Further, the majority of those devices taking market share away from desktop PCs are largely consuming tools, used mostly for such activities as listening to music and participating in conversations. Desktop PCs are both consuming and producing tools, far superior for writing a report, producing a presentation, and crunching out a spreadsheet.

I just looked at one of the latest and greatest desktop PCs, from market leader Hewlett Packard (HP). As with just about every other new desktop PC I've used, its leaps and bounds are more powerful and impressive than its predecessors of just three or four years earlier, which is a common period of time people go before replacing one PC for a newer one.

The unit I looked at was an HP Pavilion HPE h8-1050 Desktop PC, since replaced with an only slightly different HP Pavilion HPE h8-1220 Desktop PC. The specifications alone are mindboggling, at least to a computer geek.

It comes with a quad-core Intel processor, 10 gigabytes of memory, and a 1.5 terabyte hard drive, with a terabyte roughly being a trillion bytes. One-and-a-half trillion bytes translates into approximately 1 million books, 750,000 photos, 3,000 hours of CD-quality audio, and 500 DVD-quality films.

The unit also comes with a CD/DVD drive, eight USB ports, a memory card reader, wired and wireless networking, a wireless keyboard and mouse, a TV tuner, and a remote to control the playing of video and audio.

A PC like this shouts for a large monitor, so I had paired with it an HP 2511x. This 25-inch LED monitor sports a resolution of 1920 x 1080.

In recent years, PC makers have been scrimping on the software included, and this unit is no exception. Along with the 64-bit Microsoft Windows 7 Home Premium Edition, the only major program it comes with is Microsoft Office Starter 2010 Edition. The latter includes reduced-functionality, ad-supported versions of Word and Excel, with the ads largely beckoning you to pay for one of the more complete versions of Office.

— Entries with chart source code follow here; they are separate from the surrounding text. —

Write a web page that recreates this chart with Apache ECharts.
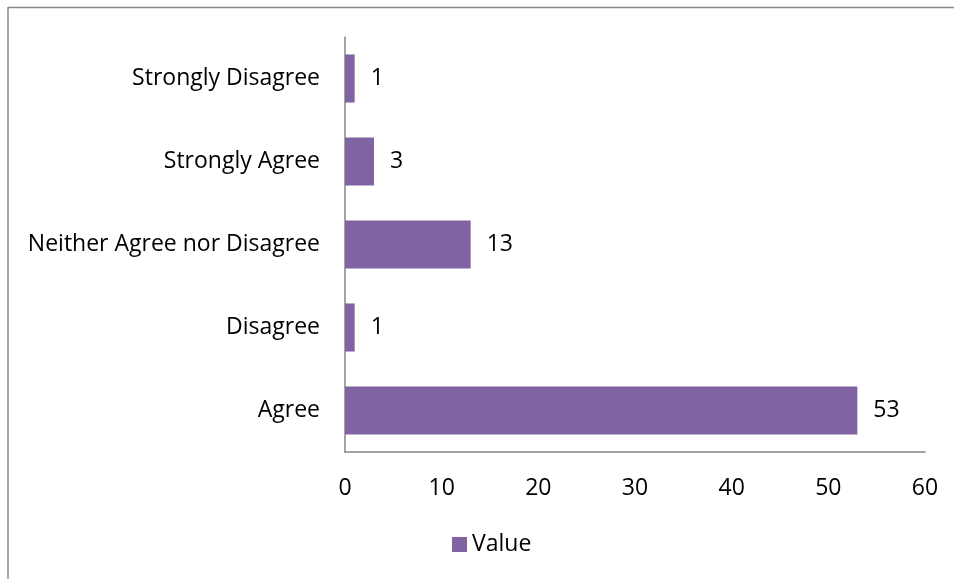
<!DOCTYPE html>
<html><head><meta charset="utf-8">
<script src="https://cdn.jsdelivr.net/npm/echarts@6/dist/echarts.min.js"></script>
<style>html,body{margin:0;padding:0;background:#fff}#c{width:954px;height:579px}</style>
</head><body><div id="c"></div>
<script>
const categories = ["Agree", "Disagree", "Neither Agree nor Disagree", "Strongly Agree", "Strongly Disagree"];
const values = [53, 1, 13, 3, 1];
const seriesName = "Value";
const chart = echarts.init(document.getElementById('c'));
const font = "'Open Sans', 'Noto Sans', sans-serif";
const fs = 23;
chart.setOption({
  animation: false,
  textStyle: {fontFamily: font},
  graphic: [
    {type: 'line', shape: {x1: 8, y1: 7.5, x2: 954, y2: 7.5}, style: {stroke: '#898989', lineWidth: 1.5}},
    {type: 'line', shape: {x1: 8, y1: 7, x2: 8, y2: 579}, style: {stroke: '#898989', lineWidth: 1.5}}
  ],
  grid: {left: 345, right: 29, top: 37, bottom: 127},
  legend: {
    bottom: 18, left: 447, itemWidth: 15, itemHeight: 15, icon: 'rect', itemGap: 5,
    textStyle: {fontSize: fs, color: '#000', fontFamily: font},
    data: [seriesName]
  },
  xAxis: {
    type: 'value', min: 0, max: 60, interval: 10,
    axisLine: {show: true, lineStyle: {color: '#868686', width: 1.5}},
    axisTick: {show: false},
    splitLine: {show: false},
    axisLabel: {fontSize: fs, color: '#000', margin: 25, fontFamily: font}
  },
  yAxis: {
    type: 'category', data: categories,
    axisLine: {show: true, lineStyle: {color: '#868686', width: 1.5}},
    axisTick: {show: false},
    axisLabel: {fontSize: fs, color: '#000', margin: 25, fontFamily: font}
  },
  series: [{
    name: seriesName, type: 'bar', data: values,
    barCategoryGap: '42%',
    itemStyle: {color: '#8064A2'},
    label: {show: true, position: 'right', distance: 16, fontSize: fs, color: '#000', fontFamily: font}
  }]
});
</script></body></html>
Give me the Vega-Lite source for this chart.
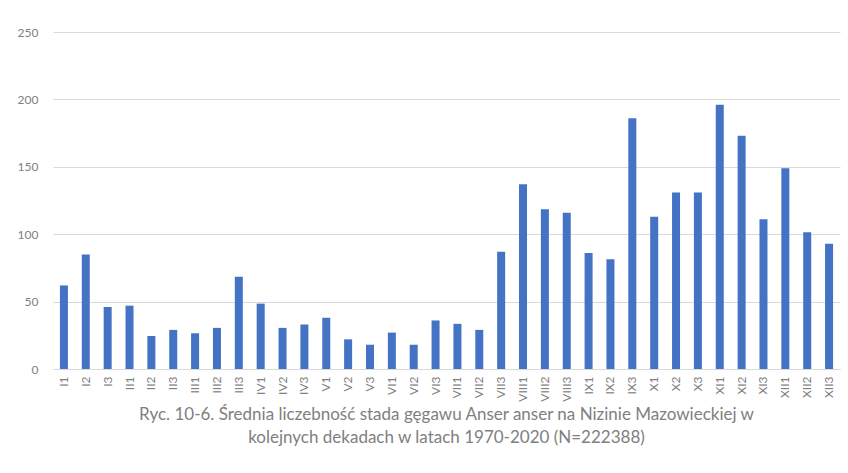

HP is a "good guy" US company headquartered in Palo Alto, CA, with a storied history, having been founded in a one-car garage in 1939. Along with PCs, it's also well known for its printers as well as its networking and storage products, and its target market ranges from households to multinational corporations.

HP earned a second-place finish among PC makers in the American Customer Satisfaction Index's latest customer-satisfaction survey for desktop PCs (www.theacsi.org). Apple came out on top, as it has in the past, though its products remain more expensive than the industry norm. Tied for third were Dell and Acer.

The HP unit I looked at represents a continuation of the tradition of desktop personal computers providing remarkable versatility and flexibility. You won't be able to carry it around with you. But sitting in a comfy ergonomic chair in a space you've dedicated to your PC, you can use it for a wide range of productivity, communication, and entertainment purposes.

Changes are inevitable. The next version of Microsoft Windows, Windows 8, which is expected out later this year, has an interface designed more for tablet computers than desktop PCs, a concern for many desktop PC aficionados.